The Mancunion

Britain's biggest student newspaper

Make me up as me not you

Qiarna Bondswell adds her voice to the current obsession with Instagram beauty, asking if this really is a one size fits all look

By

Our faces have changed. The drag trends of modern day makeup have officially won; women who enjoy makeup are now wearing matte foundation, matte lipsticks, contour, highlight, winged eyeliner, mink eyelashes, and not for their night out — but as their daily mask; I believe the blame lies right in the hands of Instagram and YouTube.

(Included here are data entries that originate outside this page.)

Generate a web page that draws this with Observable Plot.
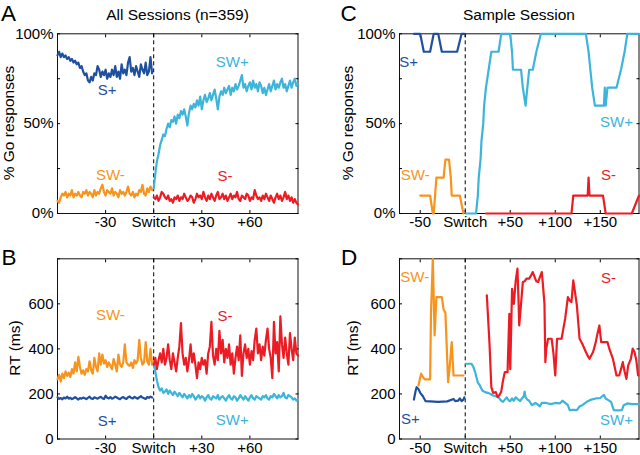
<!DOCTYPE html>
<html><head><meta charset="utf-8">
<script src="https://cdn.jsdelivr.net/npm/d3@7"></script>
<script src="https://cdn.jsdelivr.net/npm/@observablehq/plot@0.6"></script>
<style>
body{margin:0;background:#fff;}
#wrap{position:relative;width:640px;height:455px;overflow:hidden;background:#fff;}
#wrap svg{position:absolute;overflow:visible;max-width:none;}
</style></head><body><div id="wrap"></div>
<script>
// ---------- colours ----------
const colSplus = "#1f4f9f", colSWplus = "#3db4da", colSWminus = "#f7941e", colSminus = "#ec1c24";

// ---------- Panel A: % Go, all sessions ----------
const A_pre = d3.range(-60, 0);   // trials -60..-1
const A_post = d3.range(0, 91);   // trials 0..90
const A_Splus = [88,90,87,89,87,88,86,87,85,86, 84,85,83,84,81,82,79,77,78,74, 73,76,74,78,77,82,80,76,79,77,
  80,75,78,76,80,77,82,76,79,75, 83,78,80,77,84,87,79,81,77,82, 79,76,83,80,78,84,77,79,87,78];
const A_SWminus = [7,6,9,11,10,12,9,11,10,13, 9,11,10,12,10,9,12,11,13,10, 12,11,9,13,10,12,11,14,16,12,
  10,13,12,11,14,10,12,11,9,13, 11,12,10,12,15,11,10,12,9,11, 10,13,12,16,11,10,14,12,15,13];
const A_SWplus = [14,22,29,33,38,41,44,43,47,50, 48,52,51,54,50,55,53,57,55,58, 54,49,56,60,58,61,59,63,60,65,
  58,63,66,62,64,67,63,66,69,64, 58,65,68,66,70,67,69,71,66,70, 68,72,69,71,74,77,70,72,68,71,
  73,69,74,70,72,68,73,71,67,70, 66,69,72,68,71,74,69,72,70,73, 75,70,72,68,71,74,70,73,75,71, 72];
const A_Sminus = [9,8,10,7,9,12,11,9,8,10, 7,8,6,9,8,10,7,9,8,11, 9,7,8,10,9,6,8,11,9,10,
  8,12,9,7,10,8,11,9,7,10, 12,8,9,11,8,10,7,9,11,8, 10,9,12,8,7,10,9,8,11,10,
  7,9,8,13,10,8,9,7,10,8, 11,9,7,10,8,6,9,11,8,10, 7,9,12,8,10,7,9,6,8,6, 5];

// ---------- Panel B: RT, all sessions ----------
const B_Splus = [185,178,182,176,184,180,188,179,183,177, 181,186,180,175,182,179,184,181,177,183,
  188,180,178,185,182,179,184,187,181,178, 192,183,180,186,179,182,188,184,180,177,
  183,186,181,178,185,189,182,180,187,183, 179,185,190,184,181,178,186,183,188,184];
const B_SWminus = [265,285,255,290,270,300,280,295,275,310, 290,340,300,365,320,290,305,285,310,300,
  345,305,290,360,320,300,380,330,375,335, 350,320,340,325,310,355,330,300,375,330,
  320,340,420,340,330,325,340,315,350,335, 350,440,360,330,340,430,345,330,400,330];
const B_SWplus = [335,300,260,230,215,225,205,210,220,200, 215,205,195,210,200,190,205,195,185,200,
  190,180,195,185,200,190,175,185,195,180, 190,185,170,185,195,180,175,190,185,180,
  195,175,185,190,180,170,185,195,180,175, 190,185,170,180,195,185,175,190,180,170,
  185,195,180,175,190,185,180,175,190,185, 195,180,175,190,185,200,190,180,195,185,
  190,205,185,180,195,190,185,175,180,170, 175];
const B_Sminus = [330,360,310,350,380,340,400,330,360,420, 350,310,380,340,300,360,410,515,380,330,
  360,300,350,420,340,380,330,270,340,310, 360,330,350,290,380,410,520,370,330,400,
  350,480,380,440,340,400,360,420,330,380, 290,360,410,350,460,280,380,420,360,400,
  330,390,350,440,490,380,420,350,410,370, 440,490,400,360,270,520,380,430,300,545,
  420,360,450,380,330,470,400,350,450,380, 370];

// ---------- Panel C: % Go, sample session ----------
const C_SplusT = [-57,-50,-46,-39,-35,-30,-26,-9,-4,-1];
const C_SplusV = [100,100,90,90,100,100,90,90,100,100];
const C_SWminusT = [-50,-39,-36,-35,-32,-24,-22,-18,-16,-15,-6,-2];
const C_SWminusV = [10,10,0,0,20,20,30,30,20,10,10,0];
const C_SWplusT = [1,12,14,15,17,18,20,21,23,26,29,31,37,40,50,52,53,62,64,67,69,71,75,79,84,134,137,139,141,144,154,155,156,158,168,173,177,180,193];
const C_SWplusV = [0,0,10,20,30,40,50,60,70,80,90,90,90,100,100,90,80,80,70,60,70,80,80,90,100,100,90,80,70,60,60,70,60,70,70,80,90,100,100];
const C_SminusT = [23,118,120,136,137,138,153,156,185,193];
const C_SminusV = [0,0,10,10,20,10,10,0,0,10];

// ---------- Panel D: RT, sample session ----------
const D_SplusT = [-57,-55,-54,-52,-50,-47,-44,-30,-20,-13,-11,-8,-6,-4,-2,-1];
const D_SplusV = [175,215,230,222,205,190,168,165,167,178,168,170,180,168,175,185];
const D_SWminusT = [-52,-49,-47,-45,-39,-38,-36,-34,-32,-26,-24,-22,-19,-17,-15,-13,-2];
const D_SWminusV = [238,290,275,265,265,560,800,460,630,630,575,560,252,330,430,282,282];
const D_SWplusT = [1,7,9,11,14,16,19,22,25,28,31,34,37,40,42,44,46,48,50,52,54,56,58,61,63,65,66,67,69,71,74,78,80,83,85,90,95,100,105,108,111,114,116,120,124,127,130,135,140,145,150,154,156,158,162,165,170,174,176,180,185,193];
const D_SWplusV = [334,334,320,297,250,240,215,208,205,200,193,190,185,170,165,175,185,172,168,180,170,185,178,168,180,190,210,185,175,170,150,160,155,145,160,160,155,160,158,170,160,150,128,130,128,145,150,165,175,180,182,196,180,175,165,128,127,128,150,158,155,155];
const D_SminusT = [24,27,29,31,34,36,38,40,42,44,47,49,50,51,52,54,56,58,59,60,62,64,66,68,71,73,75,77,79,81,83,85,86,88,89,90,92,96,98,100,102,107,109,111,114,116,118,120,122,124,127,130,134,136,138,142,145,147,149,151,158,160,164,166,168,171,173,175,177,179,181,184,186,188,190,192];
const D_SminusV = [638,420,230,205,208,186,195,210,260,297,297,556,310,480,667,600,700,756,640,504,600,697,700,712,712,725,741,720,700,697,720,741,700,600,341,400,445,445,380,282,445,445,490,534,630,615,608,704,650,593,445,423,386,370,356,386,430,470,504,430,430,401,356,320,282,282,310,341,300,267,327,356,401,386,350,282];

// ---------- tick labels ----------
const A_xTicks = [-30, 0, 30, 60];
const A_xLabels = ["-30", "Switch", "+30", "+60"];
const C_xTicks = [-50, 0, 50, 100, 150];
const C_xLabels = ["-50", "Switch", "+50", "+100", "+150"];
const pct_ticks = [0, 25, 50, 75, 100];
const pct_labelTicks = [0, 50, 100];
const pct_labels = ["0%", "50%", "100%"];
const rt_ticks = [0, 200, 400, 600, 800];
const rt_labelTicks = [0, 200, 400, 600];
const rt_labels = ["0", "200", "400", "600"];

// ---------- series labels (data coords) ----------
const A_textLabels = [
  {t: "S+", x: -29, y: 68.5, c: colSplus}, {t: "SW+", x: 49, y: 84, c: colSWplus},
  {t: "SW-", x: -27, y: 21.5, c: colSWminus}, {t: "S-", x: 44.5, y: 21, c: colSminus}];
const B_textLabels = [
  {t: "SW-", x: -27, y: 549, c: colSWminus}, {t: "S-", x: 44.5, y: 545, c: colSminus},
  {t: "S+", x: -29, y: 79, c: colSplus}, {t: "SW+", x: 49, y: 82, c: colSWplus}];
const C_textLabels = [
  {t: "S+", x: -63, y: 84, c: colSplus}, {t: "SW-", x: -55.5, y: 21.5, c: colSWminus},
  {t: "SW+", x: 168, y: 50.7, c: colSWplus}, {t: "S-", x: 159, y: 21.5, c: colSminus}];
const D_textLabels = [
  {t: "SW-", x: -56, y: 719, c: colSWminus}, {t: "S-", x: 159, y: 712, c: colSminus},
  {t: "S+", x: -61, y: 90, c: colSplus}, {t: "SW+", x: 168, y: 82, c: colSWplus}];

const FONT = "'Liberation Sans', Arial, Helvetica, sans-serif";
const wrap = document.getElementById("wrap");

function makePanel(cfg) {
  const marks = [];
  marks.push(Plot.frame({stroke: "#111", strokeWidth: 1}));
  const blank = () => "";
  marks.push(Plot.axisX({anchor: "bottom", ticks: cfg.xTicks, tickSize: -3, tickFormat: blank, label: null}));
  marks.push(Plot.axisX({anchor: "top", ticks: cfg.xTicks, tickSize: -3, tickFormat: blank, label: null}));
  marks.push(Plot.axisY({anchor: "left", ticks: cfg.yTicks, tickSize: -3, tickFormat: blank, label: null}));
  marks.push(Plot.axisY({anchor: "right", ticks: cfg.yTicks, tickSize: -3, tickFormat: blank, label: null}));
  marks.push(Plot.ruleX([0], {stroke: "#000", strokeWidth: 1, strokeDasharray: "4,3"}));
  for (const s of cfg.series) {
    marks.push(Plot.line(s.y, {x: s.x, y: s.y, stroke: s.color, strokeWidth: 2.2, strokeLinejoin: "round"}));
  }
  marks.push(Plot.axisX({anchor: "bottom", ticks: cfg.xTicks, tickSize: 0, tickPadding: 3,
    tickFormat: d => cfg.xLabels[cfg.xTicks.indexOf(d)], label: null, fontSize: 15}));
  marks.push(Plot.axisY({anchor: "left", ticks: cfg.yLabelTicks, tickSize: 0, tickPadding: 4,
    tickFormat: d => cfg.yLabels[cfg.yLabelTicks.indexOf(d)], label: null, fontSize: 15}));
  for (const l of cfg.labels) {
    marks.push(Plot.text([l], {x: "x", y: "y", text: "t", fill: l.c, fontSize: 15, textAnchor: "middle"}));
  }
  const svg = Plot.plot({
    width: cfg.width, height: cfg.height,
    marginLeft: cfg.ml, marginRight: cfg.mr, marginTop: cfg.mt, marginBottom: cfg.mb,
    x: {domain: cfg.xDomain}, y: {domain: cfg.yDomain},
    style: {fontFamily: FONT, fontSize: "15px", color: "#000", overflow: "visible", background: "transparent"},
    marks
  });
  svg.style.left = cfg.left + "px";
  svg.style.top = cfg.top + "px";
  wrap.appendChild(svg);
}

makePanel({left: 0, top: 0, width: 320, height: 230, ml: 57, mr: 22.5, mt: 33.3, mb: 17,
  xDomain: [-60, 90], yDomain: [0, 100], xTicks: A_xTicks, xLabels: A_xLabels,
  yTicks: pct_ticks, yLabelTicks: pct_labelTicks, yLabels: pct_labels, labels: A_textLabels,
  series: [
    {x: A_pre, y: A_Splus, color: colSplus}, {x: A_pre, y: A_SWminus, color: colSWminus},
    {x: A_post, y: A_SWplus, color: colSWplus}, {x: A_post, y: A_Sminus, color: colSminus}]});

makePanel({left: 0, top: 230, width: 320, height: 225, ml: 57, mr: 22.5, mt: 28.3, mb: 16.5,
  xDomain: [-60, 90], yDomain: [0, 800], xTicks: A_xTicks, xLabels: A_xLabels,
  yTicks: rt_ticks, yLabelTicks: rt_labelTicks, yLabels: rt_labels, labels: B_textLabels,
  series: [
    {x: A_pre, y: B_Splus, color: colSplus}, {x: A_pre, y: B_SWminus, color: colSWminus},
    {x: A_post, y: B_SWplus, color: colSWplus}, {x: A_post, y: B_Sminus, color: colSminus}]});

makePanel({left: 320, top: 0, width: 320, height: 230, ml: 79, mr: 1.5, mt: 33.3, mb: 17,
  xDomain: [-73, 193], yDomain: [0, 100], xTicks: C_xTicks, xLabels: C_xLabels,
  yTicks: pct_ticks, yLabelTicks: pct_labelTicks, yLabels: pct_labels, labels: C_textLabels,
  series: [
    {x: C_SplusT, y: C_SplusV, color: colSplus}, {x: C_SWminusT, y: C_SWminusV, color: colSWminus},
    {x: C_SWplusT, y: C_SWplusV, color: colSWplus}, {x: C_SminusT, y: C_SminusV, color: colSminus}]});

makePanel({left: 320, top: 230, width: 320, height: 225, ml: 79, mr: 1.5, mt: 28.3, mb: 16.5,
  xDomain: [-73, 193], yDomain: [0, 800], xTicks: C_xTicks, xLabels: C_xLabels,
  yTicks: rt_ticks, yLabelTicks: rt_labelTicks, yLabels: rt_labels, labels: D_textLabels,
  series: [
    {x: D_SplusT, y: D_SplusV, color: colSplus}, {x: D_SWminusT, y: D_SWminusV, color: colSWminus},
    {x: D_SWplusT, y: D_SWplusV, color: colSWplus}, {x: D_SminusT, y: D_SminusV, color: colSminus}]});

// ---------- overlay: panel letters, titles, y labels ----------
const ov = d3.select(wrap).append("svg").attr("width", 640).attr("height", 455)
  .style("left", "0px").style("top", "0px").style("pointer-events", "none")
  .style("font-family", FONT);
const letters = [{t: "A", x: 1, y: 21}, {t: "B", x: 1.5, y: 264.5}, {t: "C", x: 340.5, y: 21}, {t: "D", x: 341, y: 265}];
ov.selectAll("text.letter").data(letters).join("text").attr("class", "letter")
  .attr("x", d => d.x).attr("y", d => d.y).attr("font-size", 22.5).text(d => d.t);
const titles = [{t: "All Sessions (n=359)", x: 177.5, y: 20}, {t: "Sample Session", x: 519, y: 20}];
ov.selectAll("text.title").data(titles).join("text").attr("class", "title")
  .attr("x", d => d.x).attr("y", d => d.y).attr("font-size", 15.5).attr("text-anchor", "middle").text(d => d.t);
const ylabels = [{t: "% Go responses", x: 14, y: 123}, {t: "RT (ms)", x: 20, y: 348},
  {t: "% Go responses", x: 352.5, y: 123}, {t: "RT (ms)", x: 358, y: 348}];
ov.selectAll("text.ylab").data(ylabels).join("text").attr("class", "ylab")
  .attr("transform", d => `translate(${d.x},${d.y}) rotate(-90)`)
  .attr("font-size", 15.5).attr("text-anchor", "middle").text(d => d.t);
</script></body></html>
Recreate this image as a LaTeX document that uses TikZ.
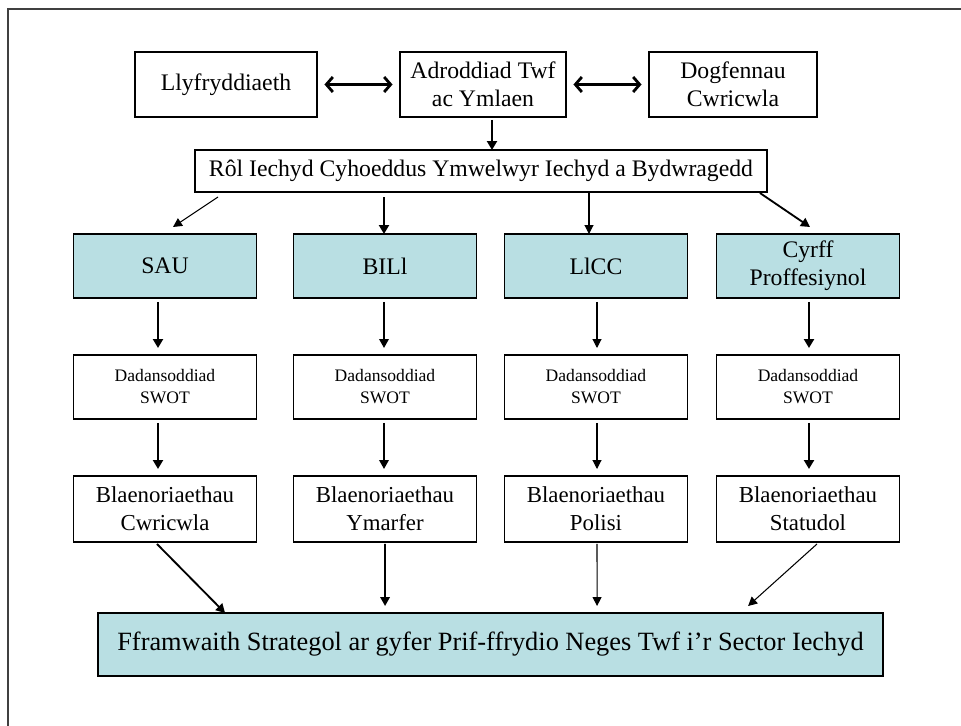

Now before you switch off thinking this is an article about shaming women who wear makeup — this is not the intention of this piece at all, I, too, wear makeup every day. What I want to address is how everyday makeup has become progressively heavy. Whilst you may simply like wearing Kylie Jenner inspired makeup, perhaps we all need to question how flattering this regime is for our faces on an everyday basis. I’m sure many of you will recognise at least one of these figures; Amrezy, Nikkitutorials, Shaaanxo, Tammy Hembrow, Carli Bybel, Desi Perkins, the Instagram and Youtube ‘It’ girls of our generation. I’m sure many of us turn to them once in a while to learn a few makeup looks. But oh my, their social media beauty looks have seriously been influential and seeped into the mainstream and this is seriously tainting individual beauty.

Walking through Manchester city centre I notice so many young girls covered in heavy foundation, overdrawn lips, and matte lipstick the problem is that many these makeup trends taken from Instagram and YouTube are tailored for photography and HD video and thereby in person it frankly looks ridiculous and over the top. However, more frustrating is how these trends are making everyone look like each other and subsequently morph into a similar face.

Maybe you don’t care how heavy your daytime makeup is, maybe you even see your heavy make up as empowering, and that’s your prerogative. I personally would like to see women embrace makeup trends that enhance their personal features and not just take on trends that are en vogue. For instance, if you have a very round or oval face, why try to carve in cheekbones that are not there? Makeup is our aid to enhance beauty not create something that does not exist. Remember contour was born out of drag queens trying to MAKE a female face, not enhance their own natural beauty. Furthermore, if you suffer from dry skin, it is a dewy foundation and creamy lip cream which will brighten up your face, giving you that glow dry skin naturally struggles with. So why reach for that matte lip kit and matte foundation that although will give you the current look ultimately you know it’s not the most flattering for you?

We see images of these flawless makeup looks on Instagram, we then learn how to recreate the steps to these looks through Youtube, and finally we emulate them in real life. However the issue is that we forget a fundamental part — these looks were created for photographing and are suitable for nights out but not for walking around campus. My aim is to simply point out that the ‘InstaTube’ influence is morphing our faces, and this is starting to get out of hand. The message isn’t to be all natural and take off all your makeup; I understand how great makeup can make you feel. Instead try to adopt trends that suit your face on an individual basis and bring out your own distinctive beauty.